The answers are right in front of us, if only the barriers in our minds, barriers forwarded and maintained by power and insatiable want, could find ways to dissolve. Make their ways back to seeing generosity and care, and shared responsibility, over manufactured scarcity and perceived fear as not only preferable, but perfectly possible.
It was hard not to think of that line about camas and cow food during my weekend removing fencing. We removed two different sections of fence, and near both of them I saw camas in bloom, most of it on private land. Which means that this beautiful little purple flower, this source of nutrition, sustenance, and ceremony for many, is all too often and through no choice of her own, barricaded behind legal and physical lines of private property—property most often used to raise cattle.

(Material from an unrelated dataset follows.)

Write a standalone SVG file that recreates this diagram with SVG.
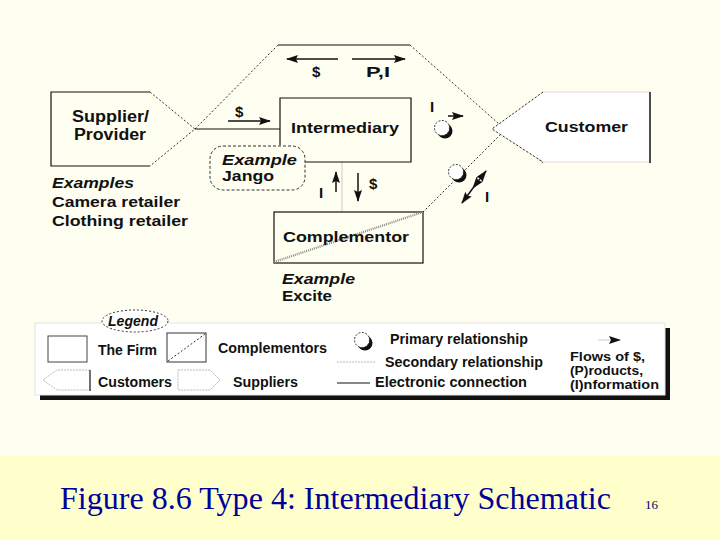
<svg xmlns="http://www.w3.org/2000/svg" xmlns:xlink="http://www.w3.org/1999/xlink" width="720" height="540" viewBox="0 0 720 540">
<style>
.t{font-family:"Liberation Sans",Arial,sans-serif;font-weight:bold;font-size:16px;fill:#111}
.i{font-style:italic}
.s{font-size:15px}
.g{font-size:14px}
.f{font-size:12px}
.ln{stroke:#111;stroke-width:1.2;fill:none}
.dt{stroke:#333;stroke-width:1;stroke-dasharray:2 2;fill:none}
.fa{stroke:#111;stroke-width:1.5;fill:none;marker-end:url(#ah)}
</style>
<defs>
<marker id="ah" viewBox="0 0 12 8" refX="11" refY="4" markerWidth="12" markerHeight="8" orient="auto-start-reverse" markerUnits="userSpaceOnUse">
<path d="M0,0 L12,4 L0,8 L2,4 Z" fill="#111"/>
</marker>
<g id="prim">
<circle cx="3" cy="3" r="7.5" fill="#111"/>
<circle cx="0" cy="0" r="7.5" fill="#fff" stroke="#333" stroke-width="1" stroke-dasharray="2 1.5"/>
</g>
</defs>
<rect x="0" y="0" width="720" height="456" fill="#FEFEF1"/>
<rect x="0" y="456" width="720" height="84" fill="#FFFFCC"/>

<g id="connectors">
<line class="ln" x1="278" y1="45" x2="410" y2="45"/>
<line class="dt" x1="195" y1="129" x2="278" y2="45"/>
<line class="dt" x1="410" y1="45" x2="543" y2="163"/>
<line class="dt" x1="543" y1="92" x2="423" y2="212"/>
<line class="ln" x1="195" y1="129" x2="280" y2="129"/>
<line x1="342" y1="162" x2="342" y2="212" stroke="#ccc" stroke-width="1"/>
<line class="fa" x1="338" y1="59" x2="287" y2="59"/>
<line class="fa" x1="352" y1="59" x2="405" y2="59"/>
<line class="fa" x1="228" y1="121" x2="270" y2="121"/>
<line class="fa" x1="336" y1="192" x2="336" y2="172"/>
<line class="fa" x1="358" y1="173" x2="358" y2="201"/>
<line class="fa" x1="448" y1="116" x2="463" y2="116"/>
<line class="fa" x1="473" y1="188" x2="486" y2="171" style="marker-start:url(#ah)"/>
<line x1="473" y1="188" x2="462" y2="203" class="fa"/>
<use xlink:href="#prim" x="442" y="128"/>
<use xlink:href="#prim" x="456" y="172"/>
<text class="t s" x="312" y="77">$</text>
<text class="t s" x="366" y="77" textLength="24" lengthAdjust="spacingAndGlyphs">P,I</text>
<text class="t s" x="235" y="117">$</text>
<text class="t s" x="319" y="198">I</text>
<text class="t s" x="369" y="189">$</text>
<text class="t s" x="430" y="112">I</text>
<text class="t s" x="485" y="202">I</text>
</g>

<g id="supplier">
<path class="ln" d="M150,92 L51,92 L51,166 L150,166"/>
<path class="dt" d="M150,92 L195,129 L150,166"/>
<text class="t" x="72" y="122" textLength="77" lengthAdjust="spacingAndGlyphs">Supplier/</text>
<text class="t" x="74" y="140" textLength="72" lengthAdjust="spacingAndGlyphs">Provider</text>
</g>

<g id="supplier-examples">
<text class="t i s" x="52" y="188" textLength="82" lengthAdjust="spacingAndGlyphs">Examples</text>
<text class="t s" x="52" y="207" textLength="128" lengthAdjust="spacingAndGlyphs">Camera retailer</text>
<text class="t s" x="52" y="226" textLength="136" lengthAdjust="spacingAndGlyphs">Clothing retailer</text>
</g>

<g id="intermediary">
<path class="ln" d="M280,145 L280,98 L411,98 L411,162 L305,162" fill="#fff"/>
<text class="t s" x="291" y="133" textLength="108" lengthAdjust="spacingAndGlyphs">Intermediary</text>
</g>

<g id="jango">
<rect x="210" y="146" width="95" height="44" rx="13" fill="#FEFEF1" stroke="#333" stroke-width="1" stroke-dasharray="3 2"/>
<text class="t i s" x="222" y="165" textLength="75" lengthAdjust="spacingAndGlyphs">Example</text>
<text class="t s" x="222" y="181" textLength="52" lengthAdjust="spacingAndGlyphs">Jango</text>
</g>

<g id="customer">
<path d="M650,92 L543,92 L492,129 L543,162 L650,162" fill="#fff" stroke="#ddd" stroke-width="1"/>
<path class="dt" d="M543,92 L492,129 L543,162"/>
<line x1="650" y1="92" x2="650" y2="163" stroke="#111" stroke-width="1.5"/>
<text class="t s" x="545" y="132" textLength="83" lengthAdjust="spacingAndGlyphs">Customer</text>
</g>

<g id="complementor">
<rect class="ln" x="274" y="212" width="149" height="51" fill="#fff"/>
<line x1="274" y1="262" x2="423" y2="212" stroke="#888" stroke-width="2.2" stroke-dasharray="1 1"/>
<text class="t s" x="283" y="242" textLength="126" lengthAdjust="spacingAndGlyphs">Complementor</text>
<text class="t i s" x="282" y="284" textLength="73" lengthAdjust="spacingAndGlyphs">Example</text>
<text class="t s" x="282" y="301" textLength="50" lengthAdjust="spacingAndGlyphs">Excite</text>
</g>

<g id="legend">
<rect x="40" y="328" width="630" height="72" fill="#111"/>
<rect x="35" y="323" width="630" height="72" fill="#fff" stroke="#e4e4e4" stroke-width="1"/>
<ellipse cx="135" cy="321" rx="33" ry="11" fill="#fff" stroke="#333" stroke-width="1" stroke-dasharray="2 2"/>
<text class="t i g" x="108" y="326" textLength="50" lengthAdjust="spacingAndGlyphs">Legend</text>
<rect x="48" y="336" width="39" height="26" fill="none" stroke="#444" stroke-width="1"/>
<text class="t g" x="98" y="355" textLength="59" lengthAdjust="spacingAndGlyphs">The Firm</text>
<rect x="167" y="333" width="39" height="29" fill="none" stroke="#333" stroke-width="1"/>
<line x1="168" y1="361" x2="205" y2="334" class="dt"/>
<text class="t g" x="218" y="353" textLength="109" lengthAdjust="spacingAndGlyphs">Complementors</text>
<path d="M90,370 L57,370 L43,380 L57,390 L90,390" fill="none" stroke="#bbb" stroke-width="1" stroke-dasharray="2 1"/>
<line x1="90" y1="370" x2="90" y2="391" stroke="#111" stroke-width="1.2"/>
<text class="t g" x="98" y="387" textLength="74" lengthAdjust="spacingAndGlyphs">Customers</text>
<path d="M178,370 L210,370 L220,380 L210,390 L178,390 Z" fill="none" stroke="#bbb" stroke-width="1" stroke-dasharray="2 1"/>
<text class="t g" x="233" y="387" textLength="65" lengthAdjust="spacingAndGlyphs">Suppliers</text>
<use xlink:href="#prim" x="362" y="340"/>
<text class="t g" x="390" y="344" textLength="138" lengthAdjust="spacingAndGlyphs">Primary relationship</text>
<line x1="337" y1="362" x2="375" y2="362" stroke="#bbb" stroke-width="1" stroke-dasharray="2 1"/>
<text class="t g" x="385" y="367" textLength="158" lengthAdjust="spacingAndGlyphs">Secondary relationship</text>
<line x1="337" y1="383" x2="370" y2="383" stroke="#111" stroke-width="1.2"/>
<text class="t g" x="375" y="387" textLength="152" lengthAdjust="spacingAndGlyphs">Electronic connection</text>
<line class="fa" x1="598" y1="340" x2="620" y2="340" style="stroke:#ddd"/>
<text class="t f" x="570" y="361" textLength="75" lengthAdjust="spacingAndGlyphs">Flows of $,</text>
<text class="t f" x="570" y="375" textLength="73" lengthAdjust="spacingAndGlyphs">(P)roducts,</text>
<text class="t f" x="570" y="389" textLength="89" lengthAdjust="spacingAndGlyphs">(I)nformation</text>
</g>

<g id="caption">
<text x="60" y="509" textLength="551" lengthAdjust="spacingAndGlyphs" font-family="'Liberation Serif','Times New Roman',serif" font-size="31" fill="#000099">Figure 8.6 Type 4: Intermediary Schematic</text>
<text x="645" y="509" font-family="'Liberation Serif','Times New Roman',serif" font-size="13" fill="#000066">16</text>
</g>
</svg>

I wrote a piece about borders a few months ago that probably had more and longer comments than nearly anything I’ve written here. For those who have been around this conversation-heavy newsletter a while, you know that’s saying a lot. Borders are physical, but they are also emotional, social, psychological, and cultural. And legal. The strongest borders of all might be in our own imaginations, in the belief that any of us have a right to own anything at all, especially other forms of life, and especially that any of us have the right to deny access to life, to survival, to anybody else.
How do you get a culture that believes in barbed wire fencing and private property rights but not in a right to survival? This question has come up in this newsletter more times than I can count, and I doubt that will change. It’s an ancient struggle fed by an ability to accumulate power and resources, and resistance against the same.
I brought home a short cut of barbed wire and put it on my desk to remind me of the purpose of this work: to find ways of helping us all see a world where that kind of technology has no place.
Some audio of this scene, starting a pre-fence removal day making coffee, hot some-kind-of-mush breakfast, and reading Priyanka Kumar’s Conversations With Birds—with actual birds, too—if you feel like starting a recent chilly morning with me.
Yes, once again the story of camas being eradicated for "cow food" reminds me that the "wasteland" of Australia was more akin to prairie before sheep and rabbits gobbled it all up. Time to turn it back to living land. I bought a sweetgrass basket in Charleston. It's a work of art, but it's to remind me of what I read in Braiding Sweetgrass, when I look at it.
Amazing volunteer work you are doing. Breaking up the borders, fences, and obstacles that hamper earth's natural flow in any way we can is moving in the right direction. Thank you for doing the work and sharing it with your readers.